### EXTRACTED DATA
--- start ---
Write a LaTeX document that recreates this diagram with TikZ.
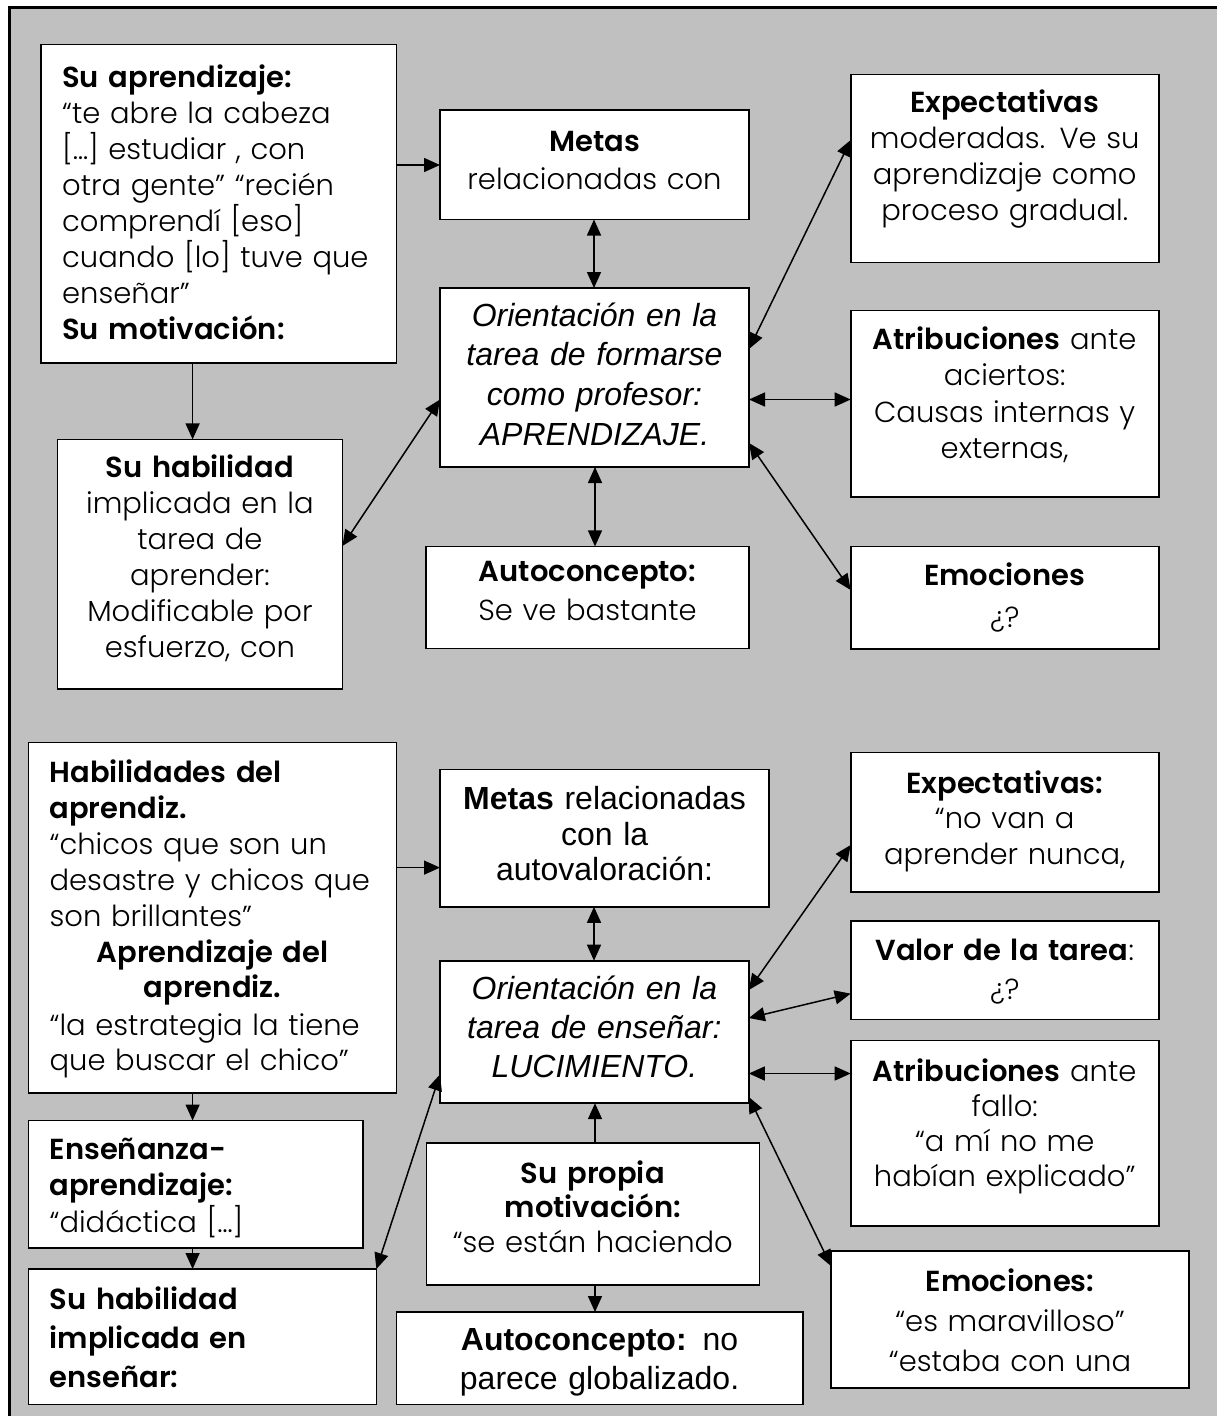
--- end ---
--- start ---
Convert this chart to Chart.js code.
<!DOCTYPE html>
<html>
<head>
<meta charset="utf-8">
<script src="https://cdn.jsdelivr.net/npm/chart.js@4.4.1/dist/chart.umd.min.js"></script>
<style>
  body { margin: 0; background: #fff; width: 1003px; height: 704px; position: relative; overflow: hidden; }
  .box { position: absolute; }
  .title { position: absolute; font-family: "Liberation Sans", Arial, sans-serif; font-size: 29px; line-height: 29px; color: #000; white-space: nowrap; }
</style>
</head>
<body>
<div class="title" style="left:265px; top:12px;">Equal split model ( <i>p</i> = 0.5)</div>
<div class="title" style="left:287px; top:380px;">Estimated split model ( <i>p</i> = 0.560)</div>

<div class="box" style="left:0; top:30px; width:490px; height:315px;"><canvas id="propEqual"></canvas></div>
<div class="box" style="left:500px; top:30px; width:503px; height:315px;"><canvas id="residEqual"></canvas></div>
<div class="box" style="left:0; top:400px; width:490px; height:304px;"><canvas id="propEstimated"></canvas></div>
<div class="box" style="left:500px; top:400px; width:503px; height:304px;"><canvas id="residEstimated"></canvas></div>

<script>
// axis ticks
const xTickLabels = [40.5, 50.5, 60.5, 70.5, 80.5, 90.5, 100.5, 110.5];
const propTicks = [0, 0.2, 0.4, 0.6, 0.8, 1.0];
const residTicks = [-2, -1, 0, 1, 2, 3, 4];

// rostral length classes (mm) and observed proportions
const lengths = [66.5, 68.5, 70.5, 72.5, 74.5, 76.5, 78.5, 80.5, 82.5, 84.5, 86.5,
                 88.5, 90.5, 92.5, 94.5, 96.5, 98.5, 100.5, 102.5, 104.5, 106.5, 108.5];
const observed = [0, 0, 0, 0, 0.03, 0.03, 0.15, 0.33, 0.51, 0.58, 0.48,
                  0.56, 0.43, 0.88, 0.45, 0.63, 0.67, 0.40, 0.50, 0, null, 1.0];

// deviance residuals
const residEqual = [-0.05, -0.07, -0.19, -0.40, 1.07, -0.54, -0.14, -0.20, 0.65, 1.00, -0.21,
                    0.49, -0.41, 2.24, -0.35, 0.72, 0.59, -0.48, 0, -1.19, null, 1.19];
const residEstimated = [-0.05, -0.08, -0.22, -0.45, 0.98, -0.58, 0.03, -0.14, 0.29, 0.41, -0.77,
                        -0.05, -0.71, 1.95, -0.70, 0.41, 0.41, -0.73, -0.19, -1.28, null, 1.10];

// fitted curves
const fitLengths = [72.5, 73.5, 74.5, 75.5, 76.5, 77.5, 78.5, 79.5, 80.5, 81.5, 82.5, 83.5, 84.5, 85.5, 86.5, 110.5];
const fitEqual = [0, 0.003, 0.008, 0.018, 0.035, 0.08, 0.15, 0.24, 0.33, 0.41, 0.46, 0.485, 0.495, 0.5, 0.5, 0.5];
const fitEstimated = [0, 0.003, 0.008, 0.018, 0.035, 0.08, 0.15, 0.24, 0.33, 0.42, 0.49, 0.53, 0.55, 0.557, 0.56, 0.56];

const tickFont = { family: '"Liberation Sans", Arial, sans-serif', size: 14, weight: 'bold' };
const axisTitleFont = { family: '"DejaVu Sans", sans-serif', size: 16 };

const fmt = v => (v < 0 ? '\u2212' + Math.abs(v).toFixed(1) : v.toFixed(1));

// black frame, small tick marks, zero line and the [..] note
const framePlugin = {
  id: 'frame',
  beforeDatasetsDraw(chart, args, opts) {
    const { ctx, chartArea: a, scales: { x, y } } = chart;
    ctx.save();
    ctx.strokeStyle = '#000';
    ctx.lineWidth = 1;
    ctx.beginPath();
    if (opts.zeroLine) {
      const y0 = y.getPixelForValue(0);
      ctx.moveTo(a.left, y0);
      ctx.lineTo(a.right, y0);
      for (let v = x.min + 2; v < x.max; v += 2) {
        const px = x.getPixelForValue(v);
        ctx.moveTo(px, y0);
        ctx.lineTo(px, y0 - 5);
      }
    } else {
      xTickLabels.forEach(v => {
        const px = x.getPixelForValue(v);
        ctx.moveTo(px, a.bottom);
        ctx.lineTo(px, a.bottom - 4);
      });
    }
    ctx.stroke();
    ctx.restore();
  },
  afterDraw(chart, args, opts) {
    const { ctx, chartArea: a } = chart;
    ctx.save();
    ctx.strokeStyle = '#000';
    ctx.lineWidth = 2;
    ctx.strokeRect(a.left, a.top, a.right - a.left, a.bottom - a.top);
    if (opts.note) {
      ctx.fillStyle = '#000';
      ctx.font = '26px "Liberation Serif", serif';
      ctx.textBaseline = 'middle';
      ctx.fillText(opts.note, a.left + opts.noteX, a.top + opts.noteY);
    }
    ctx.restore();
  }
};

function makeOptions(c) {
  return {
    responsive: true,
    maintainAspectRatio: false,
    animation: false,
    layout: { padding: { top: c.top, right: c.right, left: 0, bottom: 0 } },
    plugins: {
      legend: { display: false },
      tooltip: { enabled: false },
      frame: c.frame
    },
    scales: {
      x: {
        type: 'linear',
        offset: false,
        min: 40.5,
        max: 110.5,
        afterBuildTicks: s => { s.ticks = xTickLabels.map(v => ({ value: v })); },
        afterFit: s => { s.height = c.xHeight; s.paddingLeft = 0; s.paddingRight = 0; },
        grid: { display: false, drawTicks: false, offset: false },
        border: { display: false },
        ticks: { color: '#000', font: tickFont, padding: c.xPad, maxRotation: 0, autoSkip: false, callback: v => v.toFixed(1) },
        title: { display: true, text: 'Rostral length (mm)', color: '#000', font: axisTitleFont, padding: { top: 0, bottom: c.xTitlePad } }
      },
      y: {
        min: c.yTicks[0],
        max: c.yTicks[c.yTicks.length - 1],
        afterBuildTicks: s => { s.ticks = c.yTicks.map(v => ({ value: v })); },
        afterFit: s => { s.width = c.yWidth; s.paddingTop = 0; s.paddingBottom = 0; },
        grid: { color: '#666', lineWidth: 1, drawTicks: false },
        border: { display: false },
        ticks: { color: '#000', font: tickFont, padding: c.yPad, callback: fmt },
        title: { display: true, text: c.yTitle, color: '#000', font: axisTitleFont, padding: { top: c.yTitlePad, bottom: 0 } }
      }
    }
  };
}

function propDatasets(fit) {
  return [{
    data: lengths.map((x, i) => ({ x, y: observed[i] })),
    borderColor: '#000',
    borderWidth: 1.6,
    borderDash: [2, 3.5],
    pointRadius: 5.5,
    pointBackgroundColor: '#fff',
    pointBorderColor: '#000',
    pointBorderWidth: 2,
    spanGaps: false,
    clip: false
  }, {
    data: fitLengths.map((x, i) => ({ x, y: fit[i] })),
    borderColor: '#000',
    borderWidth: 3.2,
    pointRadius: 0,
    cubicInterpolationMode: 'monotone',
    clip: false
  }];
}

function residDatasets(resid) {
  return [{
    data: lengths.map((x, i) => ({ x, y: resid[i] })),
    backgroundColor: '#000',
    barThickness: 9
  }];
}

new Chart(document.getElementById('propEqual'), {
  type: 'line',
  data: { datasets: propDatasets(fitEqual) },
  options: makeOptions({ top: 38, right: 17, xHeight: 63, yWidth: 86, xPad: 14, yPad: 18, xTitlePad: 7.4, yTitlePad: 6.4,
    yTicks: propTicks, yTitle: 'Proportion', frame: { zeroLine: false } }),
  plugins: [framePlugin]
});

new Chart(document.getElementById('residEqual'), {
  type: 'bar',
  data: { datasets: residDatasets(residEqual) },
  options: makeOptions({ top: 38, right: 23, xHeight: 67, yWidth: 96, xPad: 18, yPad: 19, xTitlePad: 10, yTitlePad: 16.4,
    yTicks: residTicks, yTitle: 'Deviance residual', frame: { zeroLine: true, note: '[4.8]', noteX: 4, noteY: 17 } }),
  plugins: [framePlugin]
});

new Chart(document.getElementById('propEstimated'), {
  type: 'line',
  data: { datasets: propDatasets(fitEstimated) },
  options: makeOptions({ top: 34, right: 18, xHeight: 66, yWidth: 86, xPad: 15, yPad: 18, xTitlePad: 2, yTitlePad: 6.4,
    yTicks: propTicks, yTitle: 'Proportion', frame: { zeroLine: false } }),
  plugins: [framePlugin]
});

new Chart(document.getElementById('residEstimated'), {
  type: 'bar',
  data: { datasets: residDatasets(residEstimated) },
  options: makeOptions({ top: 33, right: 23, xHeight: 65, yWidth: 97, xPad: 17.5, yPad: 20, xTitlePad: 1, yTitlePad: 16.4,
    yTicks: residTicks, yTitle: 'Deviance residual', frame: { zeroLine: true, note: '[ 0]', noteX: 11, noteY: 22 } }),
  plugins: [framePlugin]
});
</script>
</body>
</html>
--- end ---
--- start ---
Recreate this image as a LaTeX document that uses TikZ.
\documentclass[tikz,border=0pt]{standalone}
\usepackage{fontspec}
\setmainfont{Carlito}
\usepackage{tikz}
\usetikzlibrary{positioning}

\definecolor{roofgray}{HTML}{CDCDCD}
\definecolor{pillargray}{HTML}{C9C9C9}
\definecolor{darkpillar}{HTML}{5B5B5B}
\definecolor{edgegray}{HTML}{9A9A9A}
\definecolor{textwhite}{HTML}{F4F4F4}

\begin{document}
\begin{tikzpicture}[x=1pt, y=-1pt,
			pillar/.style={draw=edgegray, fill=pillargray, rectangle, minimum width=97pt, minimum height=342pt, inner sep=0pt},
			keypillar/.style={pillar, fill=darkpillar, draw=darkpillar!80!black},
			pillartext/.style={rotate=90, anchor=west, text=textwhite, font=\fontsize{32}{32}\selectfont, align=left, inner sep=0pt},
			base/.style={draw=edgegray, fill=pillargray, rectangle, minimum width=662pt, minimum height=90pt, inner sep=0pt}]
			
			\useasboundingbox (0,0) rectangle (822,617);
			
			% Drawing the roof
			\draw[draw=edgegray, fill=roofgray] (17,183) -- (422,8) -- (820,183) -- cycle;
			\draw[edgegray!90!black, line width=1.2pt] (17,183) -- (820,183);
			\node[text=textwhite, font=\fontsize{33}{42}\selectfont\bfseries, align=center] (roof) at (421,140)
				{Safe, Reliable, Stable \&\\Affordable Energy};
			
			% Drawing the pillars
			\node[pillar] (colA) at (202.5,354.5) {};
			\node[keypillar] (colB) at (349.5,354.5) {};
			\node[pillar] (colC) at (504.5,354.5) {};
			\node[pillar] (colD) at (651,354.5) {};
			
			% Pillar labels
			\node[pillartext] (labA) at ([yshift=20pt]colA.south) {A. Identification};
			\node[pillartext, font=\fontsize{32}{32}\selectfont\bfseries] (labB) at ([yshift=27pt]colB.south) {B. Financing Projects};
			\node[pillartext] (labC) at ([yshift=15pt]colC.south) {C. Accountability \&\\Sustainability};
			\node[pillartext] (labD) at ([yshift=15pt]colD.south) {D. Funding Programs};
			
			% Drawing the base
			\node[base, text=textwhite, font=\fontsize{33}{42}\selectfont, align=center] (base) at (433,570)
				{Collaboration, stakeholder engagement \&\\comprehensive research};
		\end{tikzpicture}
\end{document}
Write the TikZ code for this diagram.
--- end ---
### WHAT YOU HAVE TO DO
Begin with the line containing "Convert this chart to Chart.js code.", end with the line containing "-1.28, null, 1.10];", and transcribe exactly every line in that span, with nothing added.

### OUTPUT OF THE TASK
Convert this chart to Chart.js code.
<!DOCTYPE html>
<html>
<head>
<meta charset="utf-8">
<script src="https://cdn.jsdelivr.net/npm/chart.js@4.4.1/dist/chart.umd.min.js"></script>
<style>
  body { margin: 0; background: #fff; width: 1003px; height: 704px; position: relative; overflow: hidden; }
  .box { position: absolute; }
  .title { position: absolute; font-family: "Liberation Sans", Arial, sans-serif; font-size: 29px; line-height: 29px; color: #000; white-space: nowrap; }
</style>
</head>
<body>
<div class="title" style="left:265px; top:12px;">Equal split model ( <i>p</i> = 0.5)</div>
<div class="title" style="left:287px; top:380px;">Estimated split model ( <i>p</i> = 0.560)</div>

<div class="box" style="left:0; top:30px; width:490px; height:315px;"><canvas id="propEqual"></canvas></div>
<div class="box" style="left:500px; top:30px; width:503px; height:315px;"><canvas id="residEqual"></canvas></div>
<div class="box" style="left:0; top:400px; width:490px; height:304px;"><canvas id="propEstimated"></canvas></div>
<div class="box" style="left:500px; top:400px; width:503px; height:304px;"><canvas id="residEstimated"></canvas></div>

<script>
// axis ticks
const xTickLabels = [40.5, 50.5, 60.5, 70.5, 80.5, 90.5, 100.5, 110.5];
const propTicks = [0, 0.2, 0.4, 0.6, 0.8, 1.0];
const residTicks = [-2, -1, 0, 1, 2, 3, 4];

// rostral length classes (mm) and observed proportions
const lengths = [66.5, 68.5, 70.5, 72.5, 74.5, 76.5, 78.5, 80.5, 82.5, 84.5, 86.5,
                 88.5, 90.5, 92.5, 94.5, 96.5, 98.5, 100.5, 102.5, 104.5, 106.5, 108.5];
const observed = [0, 0, 0, 0, 0.03, 0.03, 0.15, 0.33, 0.51, 0.58, 0.48,
                  0.56, 0.43, 0.88, 0.45, 0.63, 0.67, 0.40, 0.50, 0, null, 1.0];

// deviance residuals
const residEqual = [-0.05, -0.07, -0.19, -0.40, 1.07, -0.54, -0.14, -0.20, 0.65, 1.00, -0.21,
                    0.49, -0.41, 2.24, -0.35, 0.72, 0.59, -0.48, 0, -1.19, null, 1.19];
const residEstimated = [-0.05, -0.08, -0.22, -0.45, 0.98, -0.58, 0.03, -0.14, 0.29, 0.41, -0.77,
                        -0.05, -0.71, 1.95, -0.70, 0.41, 0.41, -0.73, -0.19, -1.28, null, 1.10];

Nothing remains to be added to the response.